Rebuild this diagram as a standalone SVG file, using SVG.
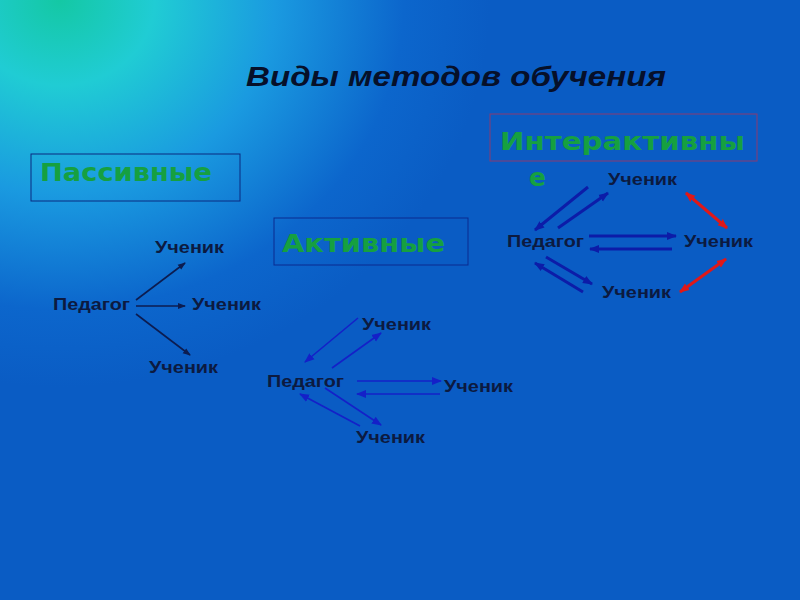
---
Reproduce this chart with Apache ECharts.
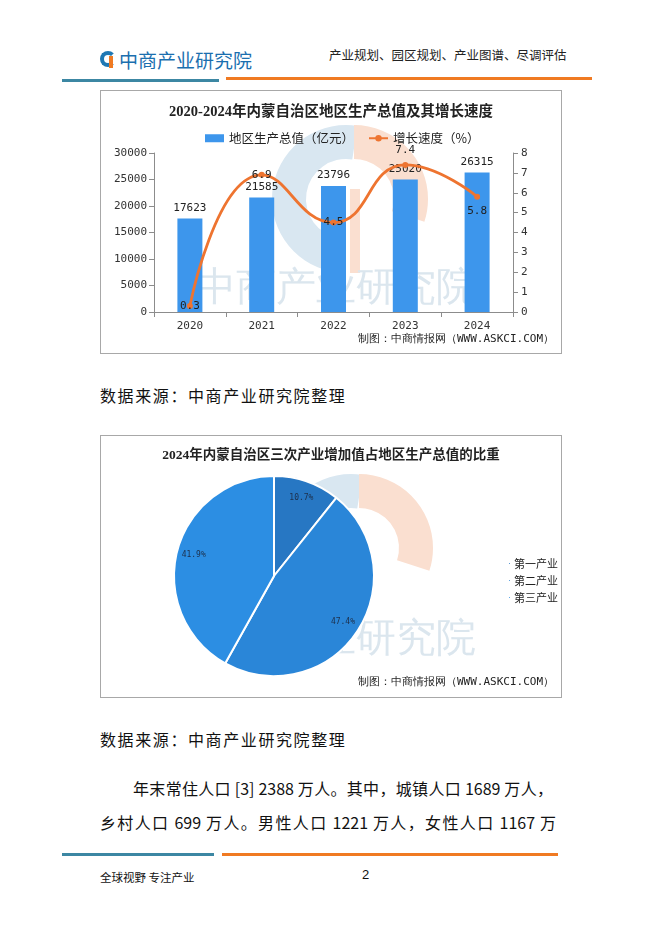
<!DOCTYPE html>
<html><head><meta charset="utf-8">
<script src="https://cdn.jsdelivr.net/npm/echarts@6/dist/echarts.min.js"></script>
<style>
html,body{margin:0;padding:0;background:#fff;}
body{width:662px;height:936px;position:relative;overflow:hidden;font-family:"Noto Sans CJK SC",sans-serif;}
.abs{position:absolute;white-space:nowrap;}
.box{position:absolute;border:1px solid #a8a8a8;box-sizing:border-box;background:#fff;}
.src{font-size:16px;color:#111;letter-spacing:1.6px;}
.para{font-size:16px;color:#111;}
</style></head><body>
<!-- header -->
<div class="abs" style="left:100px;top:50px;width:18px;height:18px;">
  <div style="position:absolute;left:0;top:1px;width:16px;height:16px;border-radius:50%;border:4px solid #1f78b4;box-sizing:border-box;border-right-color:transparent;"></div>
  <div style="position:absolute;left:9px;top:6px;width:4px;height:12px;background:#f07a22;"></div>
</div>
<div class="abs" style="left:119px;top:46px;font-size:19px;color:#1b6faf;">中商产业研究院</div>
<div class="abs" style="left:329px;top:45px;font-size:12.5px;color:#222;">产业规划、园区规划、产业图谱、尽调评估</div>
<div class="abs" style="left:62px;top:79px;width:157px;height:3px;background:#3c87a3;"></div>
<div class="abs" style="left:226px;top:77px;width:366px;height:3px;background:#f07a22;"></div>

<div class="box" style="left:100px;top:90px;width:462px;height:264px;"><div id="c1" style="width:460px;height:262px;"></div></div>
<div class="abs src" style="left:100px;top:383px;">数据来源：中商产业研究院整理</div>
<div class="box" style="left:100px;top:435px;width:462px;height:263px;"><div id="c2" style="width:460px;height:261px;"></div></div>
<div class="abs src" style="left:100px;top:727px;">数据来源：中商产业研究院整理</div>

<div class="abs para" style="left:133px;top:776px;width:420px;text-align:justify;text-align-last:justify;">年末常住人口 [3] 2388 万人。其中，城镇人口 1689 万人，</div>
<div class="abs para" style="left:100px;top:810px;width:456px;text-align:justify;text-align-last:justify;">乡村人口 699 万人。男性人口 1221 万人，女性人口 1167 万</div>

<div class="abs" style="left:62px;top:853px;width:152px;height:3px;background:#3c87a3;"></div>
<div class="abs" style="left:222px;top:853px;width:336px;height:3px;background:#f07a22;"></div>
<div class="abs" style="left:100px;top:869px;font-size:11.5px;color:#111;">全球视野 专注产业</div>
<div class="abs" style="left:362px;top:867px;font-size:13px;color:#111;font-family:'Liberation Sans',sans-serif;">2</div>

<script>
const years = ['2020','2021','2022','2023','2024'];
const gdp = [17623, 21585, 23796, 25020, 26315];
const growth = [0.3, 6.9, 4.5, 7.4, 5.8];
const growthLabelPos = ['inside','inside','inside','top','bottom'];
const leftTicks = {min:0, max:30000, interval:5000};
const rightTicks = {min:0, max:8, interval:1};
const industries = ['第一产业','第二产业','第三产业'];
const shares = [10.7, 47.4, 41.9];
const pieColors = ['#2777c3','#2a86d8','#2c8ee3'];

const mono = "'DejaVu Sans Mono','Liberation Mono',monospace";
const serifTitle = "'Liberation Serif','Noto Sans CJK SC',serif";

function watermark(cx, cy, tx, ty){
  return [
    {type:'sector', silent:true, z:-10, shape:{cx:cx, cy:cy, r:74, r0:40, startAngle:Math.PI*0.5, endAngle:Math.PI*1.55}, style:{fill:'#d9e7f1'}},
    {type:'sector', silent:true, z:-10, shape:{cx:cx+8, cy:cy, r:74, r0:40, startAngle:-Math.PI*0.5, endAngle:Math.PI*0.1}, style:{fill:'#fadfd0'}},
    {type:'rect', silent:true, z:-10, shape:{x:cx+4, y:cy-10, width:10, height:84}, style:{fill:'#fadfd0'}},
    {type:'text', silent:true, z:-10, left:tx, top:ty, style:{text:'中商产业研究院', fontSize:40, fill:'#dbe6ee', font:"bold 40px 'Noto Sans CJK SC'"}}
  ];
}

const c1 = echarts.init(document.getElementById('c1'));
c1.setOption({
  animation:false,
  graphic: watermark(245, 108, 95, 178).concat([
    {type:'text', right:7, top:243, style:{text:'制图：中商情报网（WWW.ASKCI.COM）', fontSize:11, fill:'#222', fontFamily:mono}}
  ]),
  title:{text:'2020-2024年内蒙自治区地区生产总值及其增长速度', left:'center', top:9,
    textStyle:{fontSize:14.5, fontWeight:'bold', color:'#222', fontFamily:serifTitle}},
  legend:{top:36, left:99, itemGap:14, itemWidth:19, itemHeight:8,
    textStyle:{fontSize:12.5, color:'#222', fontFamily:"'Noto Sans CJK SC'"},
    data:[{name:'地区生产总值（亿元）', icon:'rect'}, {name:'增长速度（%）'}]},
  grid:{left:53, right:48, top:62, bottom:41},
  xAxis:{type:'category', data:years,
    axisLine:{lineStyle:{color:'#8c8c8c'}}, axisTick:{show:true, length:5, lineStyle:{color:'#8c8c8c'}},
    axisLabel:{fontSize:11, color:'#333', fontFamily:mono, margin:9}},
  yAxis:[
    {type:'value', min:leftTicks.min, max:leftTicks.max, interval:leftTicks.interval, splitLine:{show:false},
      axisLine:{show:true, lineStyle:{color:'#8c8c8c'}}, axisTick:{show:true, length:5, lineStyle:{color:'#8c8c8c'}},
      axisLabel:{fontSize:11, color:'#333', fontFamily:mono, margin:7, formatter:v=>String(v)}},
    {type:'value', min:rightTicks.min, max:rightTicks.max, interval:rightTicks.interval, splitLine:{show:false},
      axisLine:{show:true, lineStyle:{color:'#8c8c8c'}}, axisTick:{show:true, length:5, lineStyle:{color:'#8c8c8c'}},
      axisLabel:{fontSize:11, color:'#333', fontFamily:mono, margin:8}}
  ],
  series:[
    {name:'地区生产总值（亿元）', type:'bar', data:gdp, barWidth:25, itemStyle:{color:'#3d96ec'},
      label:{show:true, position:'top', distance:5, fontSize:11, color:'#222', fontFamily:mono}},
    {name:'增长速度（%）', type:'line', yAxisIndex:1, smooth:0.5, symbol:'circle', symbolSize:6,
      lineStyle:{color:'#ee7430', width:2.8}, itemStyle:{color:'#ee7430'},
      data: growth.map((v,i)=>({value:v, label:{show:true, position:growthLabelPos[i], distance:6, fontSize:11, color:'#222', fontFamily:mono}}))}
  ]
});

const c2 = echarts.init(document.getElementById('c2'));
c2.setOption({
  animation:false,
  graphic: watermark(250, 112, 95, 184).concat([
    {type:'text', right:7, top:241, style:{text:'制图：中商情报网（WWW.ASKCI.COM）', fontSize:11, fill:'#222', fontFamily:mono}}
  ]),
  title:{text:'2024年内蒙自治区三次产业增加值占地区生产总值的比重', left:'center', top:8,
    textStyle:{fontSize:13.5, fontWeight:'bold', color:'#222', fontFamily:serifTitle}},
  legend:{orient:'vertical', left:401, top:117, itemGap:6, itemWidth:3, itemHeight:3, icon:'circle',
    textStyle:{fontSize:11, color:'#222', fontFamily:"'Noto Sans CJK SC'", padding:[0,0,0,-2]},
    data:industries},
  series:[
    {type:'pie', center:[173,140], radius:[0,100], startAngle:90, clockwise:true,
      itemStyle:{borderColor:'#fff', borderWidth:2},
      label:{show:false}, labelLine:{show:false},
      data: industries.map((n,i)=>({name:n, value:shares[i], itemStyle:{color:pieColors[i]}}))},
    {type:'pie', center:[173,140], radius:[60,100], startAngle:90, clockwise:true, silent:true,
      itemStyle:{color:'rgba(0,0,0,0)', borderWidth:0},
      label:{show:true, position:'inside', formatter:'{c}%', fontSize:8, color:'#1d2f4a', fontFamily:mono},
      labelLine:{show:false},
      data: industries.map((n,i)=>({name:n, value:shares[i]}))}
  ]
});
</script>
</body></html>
* * *
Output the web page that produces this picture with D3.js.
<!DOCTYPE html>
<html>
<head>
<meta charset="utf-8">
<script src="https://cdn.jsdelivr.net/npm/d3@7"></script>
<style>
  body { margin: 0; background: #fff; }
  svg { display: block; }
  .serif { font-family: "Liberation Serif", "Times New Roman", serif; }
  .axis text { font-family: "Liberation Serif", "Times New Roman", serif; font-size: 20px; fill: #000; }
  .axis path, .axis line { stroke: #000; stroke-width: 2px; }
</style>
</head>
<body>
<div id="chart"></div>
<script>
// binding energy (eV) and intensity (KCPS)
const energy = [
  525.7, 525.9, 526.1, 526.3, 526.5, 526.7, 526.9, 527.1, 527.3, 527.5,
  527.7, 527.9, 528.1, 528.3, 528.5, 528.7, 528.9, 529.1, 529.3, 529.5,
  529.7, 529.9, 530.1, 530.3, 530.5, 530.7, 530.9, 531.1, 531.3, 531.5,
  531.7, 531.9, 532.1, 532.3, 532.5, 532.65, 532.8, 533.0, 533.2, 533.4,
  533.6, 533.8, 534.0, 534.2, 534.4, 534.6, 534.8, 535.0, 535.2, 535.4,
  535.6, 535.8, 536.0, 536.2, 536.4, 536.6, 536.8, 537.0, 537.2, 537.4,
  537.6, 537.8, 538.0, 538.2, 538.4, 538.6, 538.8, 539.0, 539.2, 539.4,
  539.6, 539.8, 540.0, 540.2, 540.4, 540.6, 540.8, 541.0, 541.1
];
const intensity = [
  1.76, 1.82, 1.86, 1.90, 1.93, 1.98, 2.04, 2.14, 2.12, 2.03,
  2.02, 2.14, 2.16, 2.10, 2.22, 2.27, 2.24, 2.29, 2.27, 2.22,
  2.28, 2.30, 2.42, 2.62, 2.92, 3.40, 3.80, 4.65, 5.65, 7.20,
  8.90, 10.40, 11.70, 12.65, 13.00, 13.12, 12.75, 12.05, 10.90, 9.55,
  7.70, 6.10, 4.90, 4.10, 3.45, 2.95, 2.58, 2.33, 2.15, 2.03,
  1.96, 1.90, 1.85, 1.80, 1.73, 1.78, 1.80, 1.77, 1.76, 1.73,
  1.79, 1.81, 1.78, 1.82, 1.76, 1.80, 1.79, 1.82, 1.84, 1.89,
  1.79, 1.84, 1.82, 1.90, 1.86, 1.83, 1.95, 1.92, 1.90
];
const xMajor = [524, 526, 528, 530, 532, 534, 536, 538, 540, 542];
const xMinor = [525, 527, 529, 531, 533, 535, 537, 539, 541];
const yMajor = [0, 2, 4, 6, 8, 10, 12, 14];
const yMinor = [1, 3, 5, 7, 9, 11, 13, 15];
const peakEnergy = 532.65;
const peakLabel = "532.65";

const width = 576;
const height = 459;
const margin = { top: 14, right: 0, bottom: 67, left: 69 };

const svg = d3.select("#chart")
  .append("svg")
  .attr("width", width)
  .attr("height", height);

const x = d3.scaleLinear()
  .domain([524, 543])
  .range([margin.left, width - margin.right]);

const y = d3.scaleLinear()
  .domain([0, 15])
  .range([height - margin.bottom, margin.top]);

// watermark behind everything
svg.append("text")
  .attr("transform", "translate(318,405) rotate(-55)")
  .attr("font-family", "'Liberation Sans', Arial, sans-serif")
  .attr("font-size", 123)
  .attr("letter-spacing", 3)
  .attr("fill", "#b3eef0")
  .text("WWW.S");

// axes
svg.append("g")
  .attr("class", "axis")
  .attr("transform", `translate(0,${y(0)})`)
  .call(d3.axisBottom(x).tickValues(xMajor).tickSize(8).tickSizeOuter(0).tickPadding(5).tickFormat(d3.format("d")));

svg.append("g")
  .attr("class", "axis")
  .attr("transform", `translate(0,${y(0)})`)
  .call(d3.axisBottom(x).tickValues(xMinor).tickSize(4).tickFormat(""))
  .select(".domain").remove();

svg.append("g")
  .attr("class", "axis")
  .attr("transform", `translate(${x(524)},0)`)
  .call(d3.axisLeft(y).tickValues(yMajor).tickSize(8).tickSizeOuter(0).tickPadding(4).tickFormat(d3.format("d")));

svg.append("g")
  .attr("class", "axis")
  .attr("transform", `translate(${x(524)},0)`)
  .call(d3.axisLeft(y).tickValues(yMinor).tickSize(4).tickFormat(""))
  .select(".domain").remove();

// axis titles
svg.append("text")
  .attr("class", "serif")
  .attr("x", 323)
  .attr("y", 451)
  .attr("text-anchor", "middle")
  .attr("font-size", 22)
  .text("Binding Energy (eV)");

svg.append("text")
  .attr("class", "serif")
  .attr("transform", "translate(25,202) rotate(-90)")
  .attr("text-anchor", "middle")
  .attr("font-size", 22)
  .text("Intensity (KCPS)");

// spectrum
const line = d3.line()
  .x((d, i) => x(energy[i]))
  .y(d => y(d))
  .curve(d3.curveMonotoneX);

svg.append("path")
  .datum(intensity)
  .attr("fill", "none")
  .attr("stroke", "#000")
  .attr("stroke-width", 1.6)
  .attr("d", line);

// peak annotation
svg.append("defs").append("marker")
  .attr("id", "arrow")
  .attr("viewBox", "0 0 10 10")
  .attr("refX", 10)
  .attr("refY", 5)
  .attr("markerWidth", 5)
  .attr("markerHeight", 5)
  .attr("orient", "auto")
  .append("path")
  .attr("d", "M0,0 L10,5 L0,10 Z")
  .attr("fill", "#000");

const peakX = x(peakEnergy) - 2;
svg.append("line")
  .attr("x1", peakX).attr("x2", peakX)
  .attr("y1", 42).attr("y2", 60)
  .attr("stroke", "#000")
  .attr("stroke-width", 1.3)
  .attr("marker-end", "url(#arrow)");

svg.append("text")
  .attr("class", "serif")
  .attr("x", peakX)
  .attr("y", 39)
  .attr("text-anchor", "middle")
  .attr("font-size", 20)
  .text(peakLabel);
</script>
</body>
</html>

SET TASK: Copy, from the material, each line that holds the string "with".

CORRECT OUTPUT:
Reproduce this chart with Apache ECharts.
Output the web page that produces this picture with D3.js.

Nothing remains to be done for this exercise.